金宜謙報道官は記者会見で「文大統領は10月17日と18日にバチカンを訪問し、朝鮮半島における和平と安定への支持を再確認する」と述べた。「大統領は法王と面会する際、金氏が法王を熱烈に歓迎する意向を伝える」と語った。
最近、文在寅大統領の口を通じていろいろなニュースがもたらされることが多いです。
「金正恩が○○と言った」「トランプが△△と言った」などなど。
かつての盧武鉉氏も「等距離外交」「バランサー」と言って大国間外交をやろうとしていましたが、弟子の文大統領もこの辺を引き継いでいるのでしょうか。
ただ、残念ながらどうしても「伝書バト」感は否めません。
・正恩氏、早期の米朝首脳会談希望=「非核化、早く終えたい」-文大統領
・文大統領、年内の終戦宣言打診へ 24日に米韓首脳会談
・文在寅大統領が表明「近く金正恩氏の訪露と習近平氏の訪朝が実現」
などなど。探せばいっぱい出てきます。
ローマ法王の関連で言えば、先日中国とバチカンで「歴史的合意」というのがありました。
それと関係があるのかないのかはわかりませんが、それを見て文大統領が、北朝鮮に提案したのではないかと勘繰ってしまいます。
中国と合意できたのだから、北朝鮮とも…と。実際はどうだかわかりませんが。
ローマ法王はどう判断するのでしょう。中国や北のような独裁国は、こういったものまで政治利用しようとします。

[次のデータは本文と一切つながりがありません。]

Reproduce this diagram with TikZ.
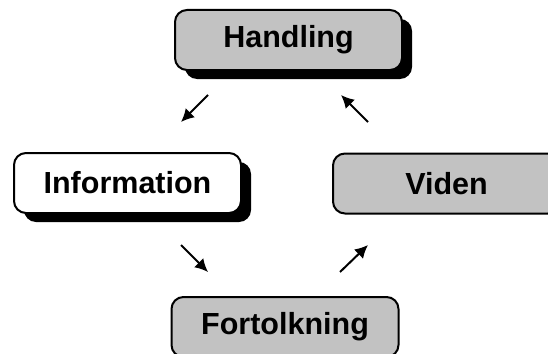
\documentclass[tikz,border=0pt]{standalone}
\usepackage{fontspec}
\setmainfont{Liberation Sans}
\usetikzlibrary{shadows,arrows.meta}

\begin{document}
\begin{tikzpicture}[x=1pt, y=-1pt,
    stage/.style={draw, line width=2pt, rounded corners=12pt, inner sep=0pt,
        minimum width=227pt, minimum height=60pt,
        font=\fontsize{30.5}{36}\selectfont\bfseries},
    shade/.style={drop shadow={shadow xshift=10pt, shadow yshift=-9pt, fill=black, opacity=1}},
    arr/.style={line width=2pt, -{Latex[length=13pt, width=13pt]}}]

    \clip (0,0) rectangle (548,353);
    \useasboundingbox (0,0) rectangle (548,353);

    % the four boxes
    \node[stage, fill=lightgray!95!white, shade] (hand) at (288.5,40) {Handling};
    \node[stage, fill=white, shade] (info) at (127.5,183) {Information};
    \node[stage, fill=lightgray!95!white] (viden) at (446.5,183.5) {Viden};
    \node[stage, fill=lightgray!95!white] (fort) at (285,327) {Fortolkning};

    % arrow ends
    \coordinate (a1) at (208,95);   \coordinate (b1) at (181,122);
    \coordinate (a2) at (368,122);  \coordinate (b2) at (341,95);
    \coordinate (a3) at (181,245);  \coordinate (b3) at (208,272);
    \coordinate (a4) at (340,272);  \coordinate (b4) at (368,245);

    \draw[arr] (a1) -- (b1);
    \draw[arr] (a2) -- (b2);
    \draw[arr] (a3) -- (b3);
    \draw[arr] (a4) -- (b4);

\end{tikzpicture}
\end{document}
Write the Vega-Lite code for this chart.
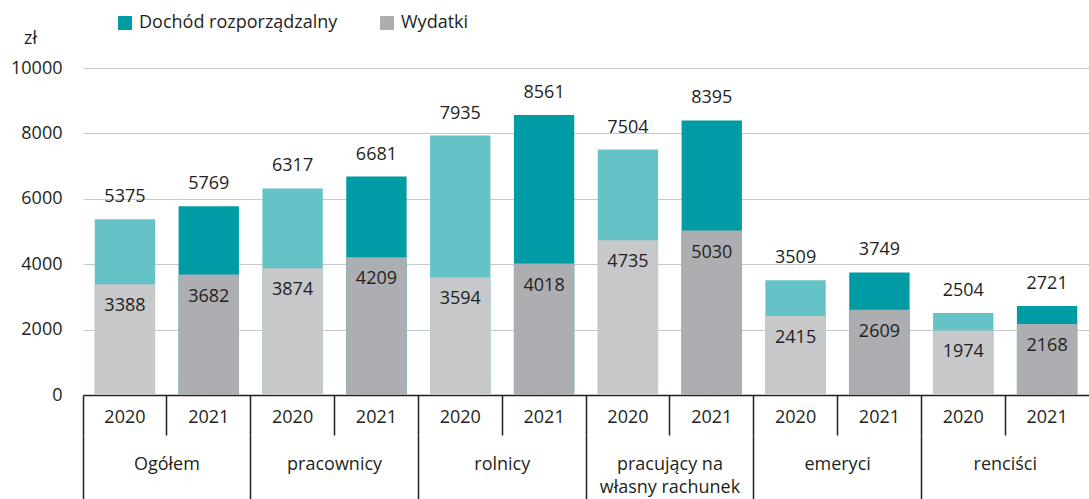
{
  "$schema": "https://vega.github.io/schema/vega-lite/v6.json",
  "width": 1006,
  "height": 327,
  "autosize": {"type": "pad"},
  "padding": {"left": 10, "top": 14, "right": 0, "bottom": 0},
  "background": "white",
  "config": {
    "font": "Open Sans",
    "view": {"stroke": null},
    "axis": {"labelFont": "Open Sans", "titleFont": "Open Sans", "labelColor": "#231F20", "titleColor": "#231F20", "labelFontSize": 18}
  },
  "data": {
    "values": [
      {"kategoria": "Ogółem", "rok": "2020", "grupa": "Ogółem 2020", "dochod": 5375, "wydatki": 3388},
      {"kategoria": "Ogółem", "rok": "2021", "grupa": "Ogółem 2021", "dochod": 5769, "wydatki": 3682},
      {"kategoria": "pracownicy", "rok": "2020", "grupa": "pracownicy 2020", "dochod": 6317, "wydatki": 3874},
      {"kategoria": "pracownicy", "rok": "2021", "grupa": "pracownicy 2021", "dochod": 6681, "wydatki": 4209},
      {"kategoria": "rolnicy", "rok": "2020", "grupa": "rolnicy 2020", "dochod": 7935, "wydatki": 3594},
      {"kategoria": "rolnicy", "rok": "2021", "grupa": "rolnicy 2021", "dochod": 8561, "wydatki": 4018},
      {"kategoria": "pracujący na własny rachunek", "rok": "2020", "grupa": "pracujący na własny rachunek 2020", "dochod": 7504, "wydatki": 4735},
      {"kategoria": "pracujący na własny rachunek", "rok": "2021", "grupa": "pracujący na własny rachunek 2021", "dochod": 8395, "wydatki": 5030},
      {"kategoria": "emeryci", "rok": "2020", "grupa": "emeryci 2020", "dochod": 3509, "wydatki": 2415},
      {"kategoria": "emeryci", "rok": "2021", "grupa": "emeryci 2021", "dochod": 3749, "wydatki": 2609},
      {"kategoria": "renciści", "rok": "2020", "grupa": "renciści 2020", "dochod": 2504, "wydatki": 1974},
      {"kategoria": "renciści", "rok": "2021", "grupa": "renciści 2021", "dochod": 2721, "wydatki": 2168}
    ]
  },
  "layer": [
    {
      "transform": [{"fold": ["dochod", "wydatki"], "as": ["seria", "wartosc"]}],
      "mark": {"type": "bar", "width": {"band": 0.72}},
      "encoding": {
        "x": {
          "field": "grupa", "type": "nominal", "sort": null,
          "scale": {"paddingInner": 0, "paddingOuter": 0},
          "axis": {
            "orient": "bottom", "title": null, "labelExpr": "slice(datum.value, -4)", "labelAngle": 0,
            "domainColor": "#231F20", "domainWidth": 1.5, "tickColor": "#231F20", "tickWidth": 1.5,
            "tickSize": 40, "bandPosition": 0, "labelPadding": -27, "labelBaseline": "top", "grid": false
          }
        },
        "y": {
          "field": "wartosc", "type": "quantitative", "stack": null, "scale": {"domain": [0, 10000]},
          "axis": {
            "title": "zł", "titleAngle": 0, "titleX": -53, "titleY": -25, "titleAlign": "center",
            "titleBaseline": "alphabetic", "titleFontSize": 18, "titleFontWeight": "normal",
            "values": [0, 2000, 4000, 6000, 8000, 10000], "format": "d", "domain": false, "ticks": false,
            "labelPadding": 21, "gridColor": "#C8C9CC", "gridWidth": 1.2
          }
        },
        "color": {
          "field": "seria", "type": "nominal",
          "condition": [
            {"test": "datum.rok == '2020' && datum.seria == 'dochod'", "value": "#65C3C7"},
            {"test": "datum.rok == '2020' && datum.seria == 'wydatki'", "value": "#C7C8CA"}
          ],
          "scale": {"domain": ["dochod", "wydatki"], "range": ["#009CA6", "#ADAEB1"]},
          "legend": {
            "orient": "none", "legendX": 33, "legendY": -54, "direction": "horizontal", "title": null,
            "labelExpr": "datum.value == 'dochod' ? 'Dochód rozporządzalny' : 'Wydatki'",
            "symbolType": "square", "symbolSize": 196, "symbolStrokeWidth": 0, "labelFontSize": 18,
            "labelColor": "#231F20", "labelFont": "Open Sans", "labelOffset": 5, "columnPadding": 40,
            "labelLimit": 400, "padding": 0
          }
        }
      }
    },
    {
      "mark": {"type": "text", "baseline": "middle", "dy": -22, "fontSize": 18, "color": "#231F20"},
      "encoding": {
        "x": {"field": "grupa", "type": "nominal", "sort": null, "axis": null},
        "y": {"field": "dochod", "type": "quantitative"},
        "text": {"field": "dochod", "type": "quantitative", "format": "d"}
      }
    },
    {
      "mark": {"type": "text", "baseline": "middle", "dy": 22, "fontSize": 18, "color": "#231F20"},
      "encoding": {
        "x": {
          "field": "grupa", "type": "nominal", "sort": null,
          "axis": {
            "orient": "bottom", "offset": 40, "title": null, "domain": false, "tickSize": 64, "bandPosition": 0,
            "tickColor": {"condition": {"test": "slice(datum.value, -4) == '2020'", "value": "#231F20"}, "value": "transparent"},
            "tickWidth": 1.5, "labelPadding": -44, "labelBaseline": "top", "labelAngle": 0, "labelOffset": 42,
            "labelLineHeight": 23, "grid": false, "labelLimit": 300,
            "labelExpr": "slice(datum.value, -4) == '2020' ? (slice(datum.value, 0, -5) == 'pracujący na własny rachunek' ? ['pracujący na', 'własny rachunek'] : slice(datum.value, 0, -5)) : ''"
          }
        },
        "y": {"field": "wydatki", "type": "quantitative"},
        "text": {"field": "wydatki", "type": "quantitative", "format": "d"}
      }
    }
  ],
  "resolve": {"axis": {"x": "independent"}}
}
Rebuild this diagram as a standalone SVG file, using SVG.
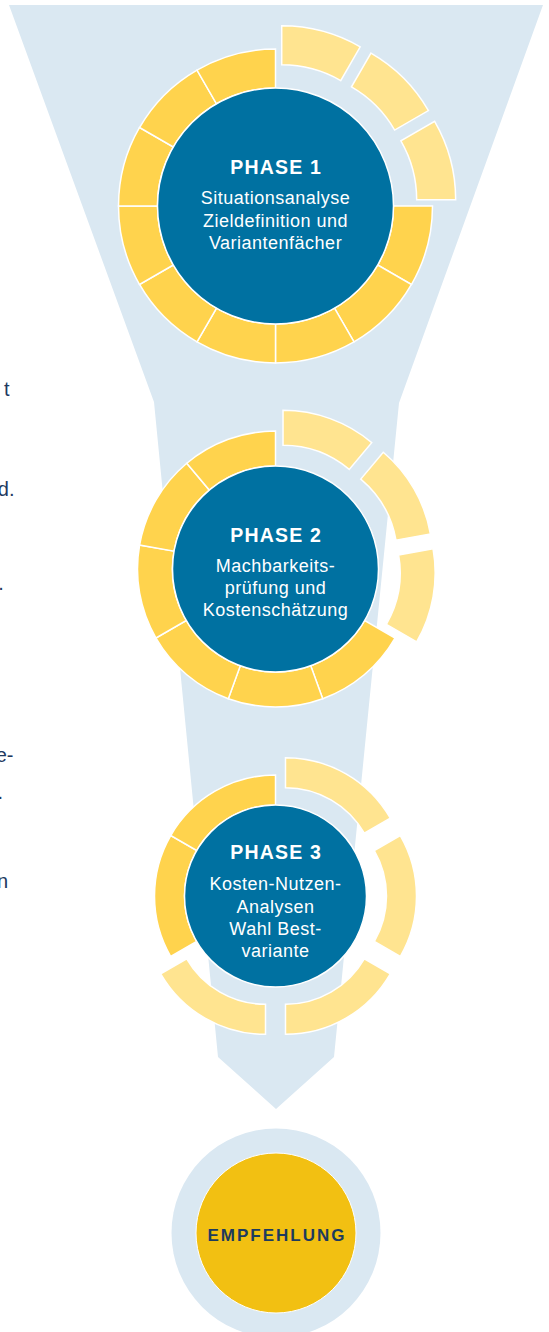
<svg xmlns="http://www.w3.org/2000/svg" width="549" height="1332" viewBox="0 0 549 1332">
<defs>
<style>
.dk{fill:#FFD34D;stroke:#fff;stroke-width:1.5}
.lt{fill:#FFE490;stroke:#fff;stroke-width:1.5}
.core{fill:#0071A1;stroke:#fff;stroke-width:1.5}
.bg{fill:#DAE8F2}
.ph{font-family:"Liberation Sans",Arial,sans-serif;font-weight:bold;font-size:19.5px;letter-spacing:1.2px;fill:#fff;text-anchor:middle}
.tx{font-family:"Liberation Sans",Arial,sans-serif;font-size:18px;letter-spacing:0.5px;fill:#fff;text-anchor:middle}
.side{font-family:"Liberation Sans",Arial,sans-serif;font-size:20px;fill:#1E3A5F;text-anchor:end}
.em{font-family:"Liberation Sans",Arial,sans-serif;font-weight:bold;font-size:17px;letter-spacing:2px;fill:#1D3B5E;text-anchor:middle}
</style>
<path id="s1" d="M -40.635 -151.650 A 157 157 0 0 1 40.635 -151.650 L 30.541 -113.979 A 118 118 0 0 0 -30.541 -113.979 Z"/>
<path id="s2" d="M -47.199 -129.678 A 138 138 0 0 1 47.199 -129.678 L 35.228 -96.788 A 103 103 0 0 0 -35.228 -96.788 Z"/>
<path id="s3" d="M -60.5 -104.789 A 121 121 0 0 1 60.5 -104.789 L 45.5 -78.808 A 91 91 0 0 0 -45.5 -78.808 Z"/>
</defs>

<g id="connectors">
<path class="bg" d="M 9 5 L 543 5 L 399 403 L 334 1057 L 276 1109 L 218 1057 L 154 402 Z"/>
</g>

<g id="side-text">
<text class="side" x="9.5" y="396">t</text>
<text class="side" x="14.5" y="496">d.</text>
<text class="side" x="3.8" y="590">.</text>
<text class="side" x="13.5" y="762">e-</text>
<text class="side" x="3" y="799">.</text>
<text class="side" x="8" y="888">n</text>
</g>

<g id="phase1" transform="translate(275.5 206)">
<use href="#s1" class="lt" transform="rotate(15) translate(0 -24)"/>
<use href="#s1" class="lt" transform="rotate(45) translate(0 -24)"/>
<use href="#s1" class="lt" transform="rotate(75) translate(0 -24)"/>
<use href="#s1" class="dk" transform="rotate(105)"/>
<use href="#s1" class="dk" transform="rotate(135)"/>
<use href="#s1" class="dk" transform="rotate(165)"/>
<use href="#s1" class="dk" transform="rotate(195)"/>
<use href="#s1" class="dk" transform="rotate(225)"/>
<use href="#s1" class="dk" transform="rotate(255)"/>
<use href="#s1" class="dk" transform="rotate(285)"/>
<use href="#s1" class="dk" transform="rotate(315)"/>
<use href="#s1" class="dk" transform="rotate(345)"/>
<circle class="core" cx="0" cy="0" r="118"/>
<text class="ph" x="0.6" y="-32">PHASE 1</text>
<text class="tx" x="0" y="-2">Situationsanalyse</text>
<text class="tx" x="0" y="20.5">Zieldefinition und</text>
<text class="tx" x="0" y="42.5">Variantenfächer</text>
</g>

<g id="phase2" transform="translate(275.5 569)">
<use href="#s2" class="lt" transform="rotate(20) translate(0 -22)"/>
<use href="#s2" class="lt" transform="rotate(60) translate(0 -22)"/>
<use href="#s2" class="lt" transform="rotate(100) translate(0 -22)"/>
<use href="#s2" class="dk" transform="rotate(140)"/>
<use href="#s2" class="dk" transform="rotate(180)"/>
<use href="#s2" class="dk" transform="rotate(220)"/>
<use href="#s2" class="dk" transform="rotate(260)"/>
<use href="#s2" class="dk" transform="rotate(300)"/>
<use href="#s2" class="dk" transform="rotate(340)"/>
<circle class="core" cx="0" cy="0" r="103"/>
<text class="ph" x="0.6" y="-27.3">PHASE 2</text>
<text class="tx" x="0" y="2.7">Machbarkeits-</text>
<text class="tx" x="0" y="25">prüfung und</text>
<text class="tx" x="0" y="47">Kostenschätzung</text>
</g>

<g id="phase3" transform="translate(275.5 896)">
<use href="#s3" class="lt" transform="rotate(30) translate(0 -20)"/>
<use href="#s3" class="lt" transform="rotate(90) translate(0 -20)"/>
<use href="#s3" class="lt" transform="rotate(150) translate(0 -20)"/>
<use href="#s3" class="lt" transform="rotate(210) translate(0 -20)"/>
<use href="#s3" class="dk" transform="rotate(270)"/>
<use href="#s3" class="dk" transform="rotate(330)"/>
<circle class="core" cx="0" cy="0" r="91"/>
<text class="ph" x="0.6" y="-37">PHASE 3</text>
<text class="tx" x="0" y="-6">Kosten-Nutzen-</text>
<text class="tx" x="0" y="16.5">Analysen</text>
<text class="tx" x="0" y="39">Wahl Best-</text>
<text class="tx" x="0" y="61">variante</text>
</g>

<g id="empfehlung">
<circle class="bg" cx="276" cy="1233" r="104.5"/>
<circle cx="276" cy="1233" r="80" fill="#F2C012" stroke="#fff" stroke-width="1"/>
<text class="em" x="277" y="1241">EMPFEHLUNG</text>
</g>
</svg>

法王は以前、北朝鮮情勢について以下のように述べていました。関心はあるのでしょう。
ローマ法王、北朝鮮問題の外交解決求める 戦争なら「人類が破壊される
だからと言って、政治利用されるようなことがないようにお願いしたいところです。
バチカン、司教任命めぐり中国と歴史的合意 9/23記
バチカン、司教任命めぐり中国と歴史的合意 中国任命の司教7人を承認
バチカン(ローマ法王庁)は22日、中国国内での司教の任命をめぐり歴史的合意に達したと発表した。中国の共産党政権はこれまで、政府が公認するカトリック教会で独自に聖職者を選任していた。
合意は「政治的なものではなく宗教的なもので、信者がローマ法王庁と一体ながら、同時に中国当局によって承認された司教を、信者たちが持つことを可能にするもの」と評した。
これまで何年も話がまとまっていなかったのに、突然合意に達したのという。
というか、合意の内容がハッキリとしていないので、続報を待ちたいところです。
どちらかが一方的に妥協して合意したとは思えないので、双方が歩み寄った結果なのではないかと思いますが…。
気になるのは台湾のこと。バチカンと言えば、台湾が欧州で唯一国交のあるところ。
これまでいくつかの国が、中国からの圧力で台湾との外交関係を解消しています。
今回もそういうことがあるのかどうか。
今のところ台湾の外交部が、
台湾「外交関係に影響せず」 中国との暫定協定、バチカンから説明と発表
「バチカン側から、協定は76年目に入った台湾との外交関係に影響しないとの説明を受けている」
という報道文を発表しています。どこまで信用が置けるのかどうかはわかりませんが、変な合意内容でないことを願っています。
上の方でも書きましたが、双方が歩み寄ったとすれば、中国側も何らかの妥協をしたのかもしれません。
中国としては、対中批判を和らげたいという思いもあるのでしょうか。